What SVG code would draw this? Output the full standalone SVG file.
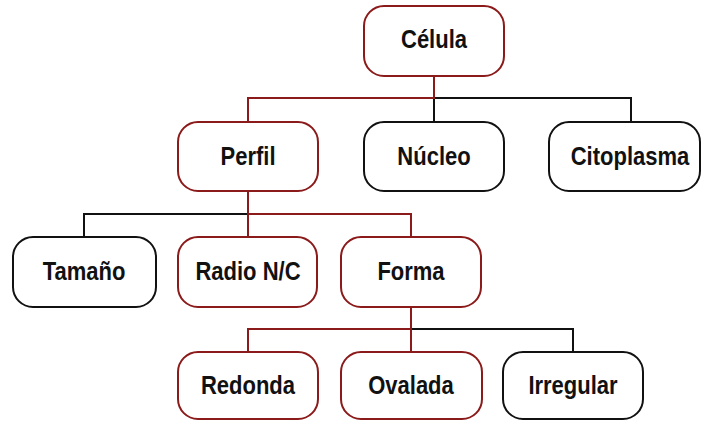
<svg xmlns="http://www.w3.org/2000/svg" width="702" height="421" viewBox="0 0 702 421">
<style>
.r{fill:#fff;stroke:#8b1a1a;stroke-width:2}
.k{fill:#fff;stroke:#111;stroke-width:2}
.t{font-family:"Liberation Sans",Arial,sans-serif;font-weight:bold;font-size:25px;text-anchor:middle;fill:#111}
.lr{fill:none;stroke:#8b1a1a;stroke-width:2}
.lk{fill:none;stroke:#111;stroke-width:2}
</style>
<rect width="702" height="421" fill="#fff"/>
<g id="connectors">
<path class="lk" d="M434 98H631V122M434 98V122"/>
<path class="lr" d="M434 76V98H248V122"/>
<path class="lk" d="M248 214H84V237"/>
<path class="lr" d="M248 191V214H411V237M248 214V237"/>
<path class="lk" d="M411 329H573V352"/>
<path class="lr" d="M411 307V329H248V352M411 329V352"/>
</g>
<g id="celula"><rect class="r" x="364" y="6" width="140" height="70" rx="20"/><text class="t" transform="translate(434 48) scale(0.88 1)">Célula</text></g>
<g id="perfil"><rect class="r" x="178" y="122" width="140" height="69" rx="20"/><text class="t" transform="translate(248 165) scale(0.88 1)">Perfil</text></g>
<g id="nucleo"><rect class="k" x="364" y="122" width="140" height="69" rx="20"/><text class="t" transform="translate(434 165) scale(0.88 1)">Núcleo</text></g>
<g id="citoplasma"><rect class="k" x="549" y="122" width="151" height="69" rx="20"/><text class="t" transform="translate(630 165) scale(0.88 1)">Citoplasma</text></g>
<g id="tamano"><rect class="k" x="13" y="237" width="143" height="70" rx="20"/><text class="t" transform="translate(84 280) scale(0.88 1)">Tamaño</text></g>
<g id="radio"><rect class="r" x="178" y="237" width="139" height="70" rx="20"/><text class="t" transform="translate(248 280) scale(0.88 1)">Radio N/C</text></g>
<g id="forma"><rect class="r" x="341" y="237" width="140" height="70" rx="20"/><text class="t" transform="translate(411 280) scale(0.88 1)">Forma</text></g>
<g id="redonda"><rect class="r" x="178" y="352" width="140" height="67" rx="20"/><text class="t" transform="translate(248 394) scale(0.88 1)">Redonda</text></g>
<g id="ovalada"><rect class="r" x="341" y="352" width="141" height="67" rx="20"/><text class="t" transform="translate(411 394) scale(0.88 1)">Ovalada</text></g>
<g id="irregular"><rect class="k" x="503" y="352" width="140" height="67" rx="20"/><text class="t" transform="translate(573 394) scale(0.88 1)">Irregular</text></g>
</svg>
---
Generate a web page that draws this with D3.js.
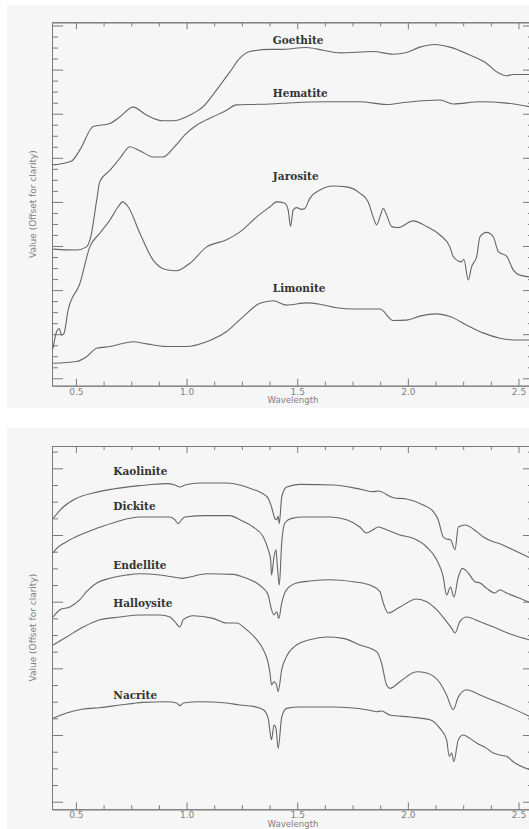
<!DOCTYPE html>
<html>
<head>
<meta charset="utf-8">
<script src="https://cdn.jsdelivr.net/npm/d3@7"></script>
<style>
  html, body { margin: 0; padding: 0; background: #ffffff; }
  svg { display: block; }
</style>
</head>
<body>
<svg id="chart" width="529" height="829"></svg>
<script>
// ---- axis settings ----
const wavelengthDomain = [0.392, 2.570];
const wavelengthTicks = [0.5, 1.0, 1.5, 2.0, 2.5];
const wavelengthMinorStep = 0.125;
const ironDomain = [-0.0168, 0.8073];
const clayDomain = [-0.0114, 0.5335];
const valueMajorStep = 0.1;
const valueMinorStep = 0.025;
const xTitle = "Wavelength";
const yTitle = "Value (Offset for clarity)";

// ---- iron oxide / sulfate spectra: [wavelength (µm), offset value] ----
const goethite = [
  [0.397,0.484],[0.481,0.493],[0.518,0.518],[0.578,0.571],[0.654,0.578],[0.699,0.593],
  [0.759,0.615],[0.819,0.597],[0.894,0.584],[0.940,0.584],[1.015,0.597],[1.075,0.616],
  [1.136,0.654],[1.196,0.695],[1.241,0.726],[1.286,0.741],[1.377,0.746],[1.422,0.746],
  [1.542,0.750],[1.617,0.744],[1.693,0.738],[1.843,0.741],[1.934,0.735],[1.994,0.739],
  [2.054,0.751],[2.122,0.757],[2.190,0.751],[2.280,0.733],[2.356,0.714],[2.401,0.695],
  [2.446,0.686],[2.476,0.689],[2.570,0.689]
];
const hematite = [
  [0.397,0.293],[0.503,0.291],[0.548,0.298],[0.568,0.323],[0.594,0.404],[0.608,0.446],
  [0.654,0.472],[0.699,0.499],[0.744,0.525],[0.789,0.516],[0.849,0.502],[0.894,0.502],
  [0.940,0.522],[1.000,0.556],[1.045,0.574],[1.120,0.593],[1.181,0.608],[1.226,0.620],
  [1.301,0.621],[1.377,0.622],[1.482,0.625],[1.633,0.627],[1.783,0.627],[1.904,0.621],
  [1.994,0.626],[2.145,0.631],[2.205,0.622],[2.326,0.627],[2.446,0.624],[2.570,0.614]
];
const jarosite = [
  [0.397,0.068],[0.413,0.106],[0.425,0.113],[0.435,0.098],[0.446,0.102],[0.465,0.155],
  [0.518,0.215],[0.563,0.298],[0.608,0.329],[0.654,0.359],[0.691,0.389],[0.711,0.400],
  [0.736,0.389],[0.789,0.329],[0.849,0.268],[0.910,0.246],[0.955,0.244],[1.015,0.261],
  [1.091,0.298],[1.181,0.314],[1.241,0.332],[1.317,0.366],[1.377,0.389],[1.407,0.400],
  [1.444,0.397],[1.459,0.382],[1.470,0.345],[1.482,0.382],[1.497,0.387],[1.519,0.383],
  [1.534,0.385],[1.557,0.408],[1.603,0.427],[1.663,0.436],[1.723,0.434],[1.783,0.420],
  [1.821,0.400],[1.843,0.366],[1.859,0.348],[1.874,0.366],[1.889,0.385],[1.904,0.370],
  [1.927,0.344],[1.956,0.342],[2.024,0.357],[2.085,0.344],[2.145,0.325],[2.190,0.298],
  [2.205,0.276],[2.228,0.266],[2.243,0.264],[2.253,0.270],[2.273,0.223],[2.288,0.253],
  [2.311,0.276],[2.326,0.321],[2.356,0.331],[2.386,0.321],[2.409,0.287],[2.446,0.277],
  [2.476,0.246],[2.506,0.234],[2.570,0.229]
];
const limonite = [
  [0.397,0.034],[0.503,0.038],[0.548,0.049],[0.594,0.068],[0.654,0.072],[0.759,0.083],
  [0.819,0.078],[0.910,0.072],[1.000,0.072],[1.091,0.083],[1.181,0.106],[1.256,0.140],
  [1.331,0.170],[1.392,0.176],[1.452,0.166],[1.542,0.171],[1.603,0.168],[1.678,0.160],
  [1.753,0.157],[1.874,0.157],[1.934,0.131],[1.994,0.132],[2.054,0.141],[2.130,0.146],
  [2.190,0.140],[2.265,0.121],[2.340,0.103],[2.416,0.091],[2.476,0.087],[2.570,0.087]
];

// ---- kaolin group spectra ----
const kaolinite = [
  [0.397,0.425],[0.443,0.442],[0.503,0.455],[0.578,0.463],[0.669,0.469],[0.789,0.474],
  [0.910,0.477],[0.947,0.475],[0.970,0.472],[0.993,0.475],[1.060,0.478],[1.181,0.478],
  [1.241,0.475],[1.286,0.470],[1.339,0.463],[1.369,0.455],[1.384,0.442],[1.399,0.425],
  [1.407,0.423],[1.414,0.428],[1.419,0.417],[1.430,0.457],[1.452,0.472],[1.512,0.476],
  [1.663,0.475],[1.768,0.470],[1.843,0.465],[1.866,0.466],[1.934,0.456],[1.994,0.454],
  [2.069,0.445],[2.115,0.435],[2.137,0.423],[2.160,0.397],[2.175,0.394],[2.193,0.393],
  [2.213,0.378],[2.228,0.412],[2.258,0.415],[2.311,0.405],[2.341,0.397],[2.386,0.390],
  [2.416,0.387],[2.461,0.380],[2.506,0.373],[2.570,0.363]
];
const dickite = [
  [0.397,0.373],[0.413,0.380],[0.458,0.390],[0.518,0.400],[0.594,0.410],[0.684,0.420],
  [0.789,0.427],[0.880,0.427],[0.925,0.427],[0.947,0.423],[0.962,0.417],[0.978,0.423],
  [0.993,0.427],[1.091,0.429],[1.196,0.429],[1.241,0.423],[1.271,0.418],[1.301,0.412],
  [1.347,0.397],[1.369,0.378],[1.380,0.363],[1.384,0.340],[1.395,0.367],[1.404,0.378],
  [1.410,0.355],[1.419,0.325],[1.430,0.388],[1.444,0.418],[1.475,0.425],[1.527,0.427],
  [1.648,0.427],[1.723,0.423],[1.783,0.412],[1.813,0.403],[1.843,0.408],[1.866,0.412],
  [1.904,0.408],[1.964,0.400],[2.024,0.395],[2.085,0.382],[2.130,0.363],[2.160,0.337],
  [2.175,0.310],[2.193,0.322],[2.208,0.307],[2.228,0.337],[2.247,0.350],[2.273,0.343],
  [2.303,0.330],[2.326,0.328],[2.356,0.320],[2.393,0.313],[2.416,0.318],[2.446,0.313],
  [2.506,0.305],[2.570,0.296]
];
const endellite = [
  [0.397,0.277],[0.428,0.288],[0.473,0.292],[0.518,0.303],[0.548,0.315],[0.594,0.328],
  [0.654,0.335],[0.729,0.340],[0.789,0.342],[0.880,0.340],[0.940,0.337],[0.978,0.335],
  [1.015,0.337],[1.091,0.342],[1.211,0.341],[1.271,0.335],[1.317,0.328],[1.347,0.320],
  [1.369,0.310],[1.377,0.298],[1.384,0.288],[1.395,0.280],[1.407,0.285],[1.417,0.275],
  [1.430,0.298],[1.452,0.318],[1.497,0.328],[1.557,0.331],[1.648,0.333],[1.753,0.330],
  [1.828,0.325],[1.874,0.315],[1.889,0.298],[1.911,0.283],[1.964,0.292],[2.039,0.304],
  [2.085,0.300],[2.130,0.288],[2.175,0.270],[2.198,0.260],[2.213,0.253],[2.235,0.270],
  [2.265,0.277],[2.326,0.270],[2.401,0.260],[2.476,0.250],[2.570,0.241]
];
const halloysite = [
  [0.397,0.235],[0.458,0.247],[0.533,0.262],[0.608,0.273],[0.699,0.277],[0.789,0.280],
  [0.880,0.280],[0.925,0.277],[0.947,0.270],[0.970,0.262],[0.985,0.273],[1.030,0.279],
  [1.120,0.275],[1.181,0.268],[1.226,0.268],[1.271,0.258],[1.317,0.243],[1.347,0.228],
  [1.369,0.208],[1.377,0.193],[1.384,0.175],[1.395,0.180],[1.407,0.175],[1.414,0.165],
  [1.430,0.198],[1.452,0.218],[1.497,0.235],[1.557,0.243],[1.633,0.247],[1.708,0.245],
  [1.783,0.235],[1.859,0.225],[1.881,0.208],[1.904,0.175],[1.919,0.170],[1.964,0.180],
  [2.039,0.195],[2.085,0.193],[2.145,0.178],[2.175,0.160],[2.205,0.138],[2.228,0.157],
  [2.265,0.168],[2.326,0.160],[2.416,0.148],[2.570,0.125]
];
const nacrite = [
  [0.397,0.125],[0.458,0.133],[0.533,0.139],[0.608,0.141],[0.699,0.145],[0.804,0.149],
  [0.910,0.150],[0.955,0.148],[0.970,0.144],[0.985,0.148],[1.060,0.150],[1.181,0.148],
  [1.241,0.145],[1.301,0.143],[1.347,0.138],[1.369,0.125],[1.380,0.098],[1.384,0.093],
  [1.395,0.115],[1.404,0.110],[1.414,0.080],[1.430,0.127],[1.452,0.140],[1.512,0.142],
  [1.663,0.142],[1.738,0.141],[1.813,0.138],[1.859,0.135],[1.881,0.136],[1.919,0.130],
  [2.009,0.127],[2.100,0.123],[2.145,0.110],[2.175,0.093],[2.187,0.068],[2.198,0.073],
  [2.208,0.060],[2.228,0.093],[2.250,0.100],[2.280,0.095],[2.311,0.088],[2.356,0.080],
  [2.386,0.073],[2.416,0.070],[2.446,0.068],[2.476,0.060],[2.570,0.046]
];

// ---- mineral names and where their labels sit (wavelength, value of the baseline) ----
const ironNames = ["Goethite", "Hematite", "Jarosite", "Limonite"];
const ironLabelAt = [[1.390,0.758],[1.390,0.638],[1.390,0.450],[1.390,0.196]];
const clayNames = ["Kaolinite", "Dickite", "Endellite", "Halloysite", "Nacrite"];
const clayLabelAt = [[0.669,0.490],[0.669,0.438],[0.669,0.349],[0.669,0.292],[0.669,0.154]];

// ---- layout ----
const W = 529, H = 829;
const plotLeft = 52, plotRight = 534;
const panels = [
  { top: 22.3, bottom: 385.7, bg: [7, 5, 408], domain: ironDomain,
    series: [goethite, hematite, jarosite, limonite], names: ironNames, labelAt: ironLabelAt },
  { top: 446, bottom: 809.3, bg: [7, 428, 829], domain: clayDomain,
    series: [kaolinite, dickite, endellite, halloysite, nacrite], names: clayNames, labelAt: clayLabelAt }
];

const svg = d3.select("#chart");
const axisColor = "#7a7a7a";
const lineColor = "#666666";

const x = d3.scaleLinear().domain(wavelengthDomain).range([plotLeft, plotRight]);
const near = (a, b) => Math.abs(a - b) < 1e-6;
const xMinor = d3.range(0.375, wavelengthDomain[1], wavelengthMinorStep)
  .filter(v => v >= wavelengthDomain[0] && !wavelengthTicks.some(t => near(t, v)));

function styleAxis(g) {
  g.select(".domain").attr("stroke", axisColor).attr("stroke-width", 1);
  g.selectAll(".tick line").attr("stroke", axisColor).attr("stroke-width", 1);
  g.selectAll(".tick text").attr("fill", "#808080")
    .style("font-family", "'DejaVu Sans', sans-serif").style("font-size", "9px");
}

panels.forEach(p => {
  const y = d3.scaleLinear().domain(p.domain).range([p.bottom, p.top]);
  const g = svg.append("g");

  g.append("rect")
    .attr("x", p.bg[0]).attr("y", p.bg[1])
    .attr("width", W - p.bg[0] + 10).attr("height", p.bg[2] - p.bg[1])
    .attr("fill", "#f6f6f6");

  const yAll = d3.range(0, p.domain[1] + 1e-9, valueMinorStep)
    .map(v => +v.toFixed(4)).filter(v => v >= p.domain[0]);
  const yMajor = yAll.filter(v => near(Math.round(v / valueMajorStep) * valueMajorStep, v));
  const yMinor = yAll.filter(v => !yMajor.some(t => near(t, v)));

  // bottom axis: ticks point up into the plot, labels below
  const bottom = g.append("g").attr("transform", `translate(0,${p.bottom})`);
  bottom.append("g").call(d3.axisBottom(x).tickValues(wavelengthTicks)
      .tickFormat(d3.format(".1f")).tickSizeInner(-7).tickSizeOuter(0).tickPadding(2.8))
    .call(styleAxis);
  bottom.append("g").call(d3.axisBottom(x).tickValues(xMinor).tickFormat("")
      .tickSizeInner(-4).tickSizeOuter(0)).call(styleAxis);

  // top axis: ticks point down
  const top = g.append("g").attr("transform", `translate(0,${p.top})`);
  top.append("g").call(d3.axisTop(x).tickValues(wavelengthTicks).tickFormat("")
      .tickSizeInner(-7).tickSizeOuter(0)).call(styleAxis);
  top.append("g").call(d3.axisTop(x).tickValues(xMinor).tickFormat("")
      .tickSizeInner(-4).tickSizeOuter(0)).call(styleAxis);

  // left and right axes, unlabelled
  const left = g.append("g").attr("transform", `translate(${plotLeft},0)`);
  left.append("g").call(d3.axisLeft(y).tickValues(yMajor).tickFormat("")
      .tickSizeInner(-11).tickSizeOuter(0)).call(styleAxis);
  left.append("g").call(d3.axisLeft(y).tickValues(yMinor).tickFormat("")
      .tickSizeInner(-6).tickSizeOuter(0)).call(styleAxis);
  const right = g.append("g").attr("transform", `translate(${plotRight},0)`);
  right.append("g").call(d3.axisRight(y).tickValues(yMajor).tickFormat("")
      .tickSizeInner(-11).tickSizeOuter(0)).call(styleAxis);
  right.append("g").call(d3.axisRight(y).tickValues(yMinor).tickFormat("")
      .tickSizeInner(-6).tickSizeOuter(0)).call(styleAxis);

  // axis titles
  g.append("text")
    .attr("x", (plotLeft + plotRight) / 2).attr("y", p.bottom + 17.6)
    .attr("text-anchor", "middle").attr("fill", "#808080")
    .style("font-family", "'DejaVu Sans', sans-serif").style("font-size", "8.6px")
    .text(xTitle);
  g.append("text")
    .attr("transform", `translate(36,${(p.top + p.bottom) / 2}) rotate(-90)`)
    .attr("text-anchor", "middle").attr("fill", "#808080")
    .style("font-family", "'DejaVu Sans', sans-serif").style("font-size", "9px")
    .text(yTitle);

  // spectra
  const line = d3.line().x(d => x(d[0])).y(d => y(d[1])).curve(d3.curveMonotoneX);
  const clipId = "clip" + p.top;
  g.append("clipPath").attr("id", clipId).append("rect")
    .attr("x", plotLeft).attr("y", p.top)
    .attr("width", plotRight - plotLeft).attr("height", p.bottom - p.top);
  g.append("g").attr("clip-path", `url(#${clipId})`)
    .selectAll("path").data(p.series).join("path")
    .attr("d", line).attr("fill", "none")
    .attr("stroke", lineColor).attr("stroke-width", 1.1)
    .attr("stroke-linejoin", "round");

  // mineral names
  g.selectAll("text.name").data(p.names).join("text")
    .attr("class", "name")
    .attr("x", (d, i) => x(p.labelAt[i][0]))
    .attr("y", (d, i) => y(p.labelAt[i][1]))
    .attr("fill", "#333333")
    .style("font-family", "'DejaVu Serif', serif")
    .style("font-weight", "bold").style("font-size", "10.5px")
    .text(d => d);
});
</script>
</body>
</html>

▶ **What the task asks**: Report every line containing the word "this" from the listing above.

▶ **Task answer**:
What SVG code would draw this? Output the full standalone SVG file.
Generate a web page that draws this with D3.js.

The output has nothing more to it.